AVAILABLE DATA

++++

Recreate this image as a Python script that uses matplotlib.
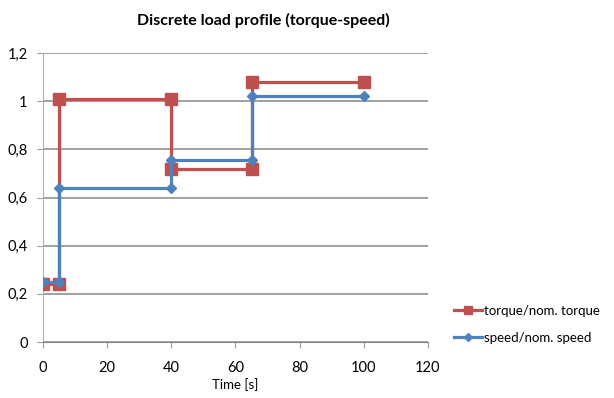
import matplotlib.pyplot as plt
from matplotlib.ticker import FuncFormatter

# load profile steps (time in s, normalised values)
time = [0, 5, 5, 40, 40, 65, 65, 100]
torque = [0.24, 0.24, 1.01, 1.01, 0.72, 0.72, 1.08, 1.08]
speed = [0.25, 0.25, 0.64, 0.64, 0.755, 0.755, 1.02, 1.02]
labels = ['torque/nom. torque', 'speed/nom. speed']

plt.rcParams['font.family'] = ['Lato', 'DejaVu Sans']

fig = plt.figure(figsize=(6.14, 3.98), dpi=100)
ax = fig.add_axes([0.070, 0.1407, 0.627, 0.7261])

ax.plot(time, torque, color='#c0504d', lw=2.3, marker='s', ms=8.5,
        label=labels[0], zorder=3)
ax.plot(time, speed, color='#4f81bd', lw=2.3, marker='D', ms=5.5,
        label=labels[1], zorder=4)

ax.set_xlim(0, 120)
ax.set_ylim(0, 1.2)
ax.set_xticks(range(0, 121, 20))
ax.set_yticks([0, 0.2, 0.4, 0.6, 0.8, 1.0, 1.2])
ax.yaxis.set_major_formatter(FuncFormatter(lambda v, p: f'{v:g}'.replace('.', ',')))
ax.grid(axis='y', color='#868686', lw=1.1)
ax.set_axisbelow(True)

for s in ['top', 'right']:
    ax.spines[s].set_visible(False)
ax.spines['bottom'].set_color('#868686')
ax.spines['left'].set_color('#b0b0b0')
ax.tick_params(colors='#a0a0a0', labelcolor='black', labelsize=10.5, length=4)
ax.tick_params(axis='x', pad=10)
ax.tick_params(axis='y', pad=7)

ax.set_xlabel('Time [s]', fontsize=9.5, labelpad=2)
fig.text(263 / 614, 1 - 20 / 398, 'Discrete load profile (torque-speed)',
         ha='center', va='center', fontsize=11.5, fontweight='bold')

fig.legend(loc='center left', bbox_to_anchor=(0.72, 0.185), frameon=False,
           fontsize=9.5, handlelength=2.1, handletextpad=0.15, labelspacing=1.1,
           markerscale=0.7)

fig.savefig('out.png', dpi=100)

++++

WRITTEN TASK
Using the data above, print every line exactly, omitting pictures.

OUTPUT BELOW
Recreate this image as a Python script that uses matplotlib.
import matplotlib.pyplot as plt
from matplotlib.ticker import FuncFormatter

# load profile steps (time in s, normalised values)
time = [0, 5, 5, 40, 40, 65, 65, 100]
torque = [0.24, 0.24, 1.01, 1.01, 0.72, 0.72, 1.08, 1.08]
speed = [0.25, 0.25, 0.64, 0.64, 0.755, 0.755, 1.02, 1.02]
labels = ['torque/nom. torque', 'speed/nom. speed']

plt.rcParams['font.family'] = ['Lato', 'DejaVu Sans']

fig = plt.figure(figsize=(6.14, 3.98), dpi=100)
ax = fig.add_axes([0.070, 0.1407, 0.627, 0.7261])

ax.plot(time, torque, color='#c0504d', lw=2.3, marker='s', ms=8.5,
        label=labels[0], zorder=3)
ax.plot(time, speed, color='#4f81bd', lw=2.3, marker='D', ms=5.5,
        label=labels[1], zorder=4)

ax.set_xlim(0, 120)
ax.set_ylim(0, 1.2)
ax.set_xticks(range(0, 121, 20))
ax.set_yticks([0, 0.2, 0.4, 0.6, 0.8, 1.0, 1.2])
ax.yaxis.set_major_formatter(FuncFormatter(lambda v, p: f'{v:g}'.replace('.', ',')))
ax.grid(axis='y', color='#868686', lw=1.1)
ax.set_axisbelow(True)

for s in ['top', 'right']:
    ax.spines[s].set_visible(False)
ax.spines['bottom'].set_color('#868686')
ax.spines['left'].set_color('#b0b0b0')
ax.tick_params(colors='#a0a0a0', labelcolor='black', labelsize=10.5, length=4)
ax.tick_params(axis='x', pad=10)
ax.tick_params(axis='y', pad=7)

ax.set_xlabel('Time [s]', fontsize=9.5, labelpad=2)
fig.text(263 / 614, 1 - 20 / 398, 'Discrete load profile (torque-speed)',
         ha='center', va='center', fontsize=11.5, fontweight='bold')

fig.legend(loc='center left', bbox_to_anchor=(0.72, 0.185), frameon=False,
           fontsize=9.5, handlelength=2.1, handletextpad=0.15, labelspacing=1.1,
           markerscale=0.7)

fig.savefig('out.png', dpi=100)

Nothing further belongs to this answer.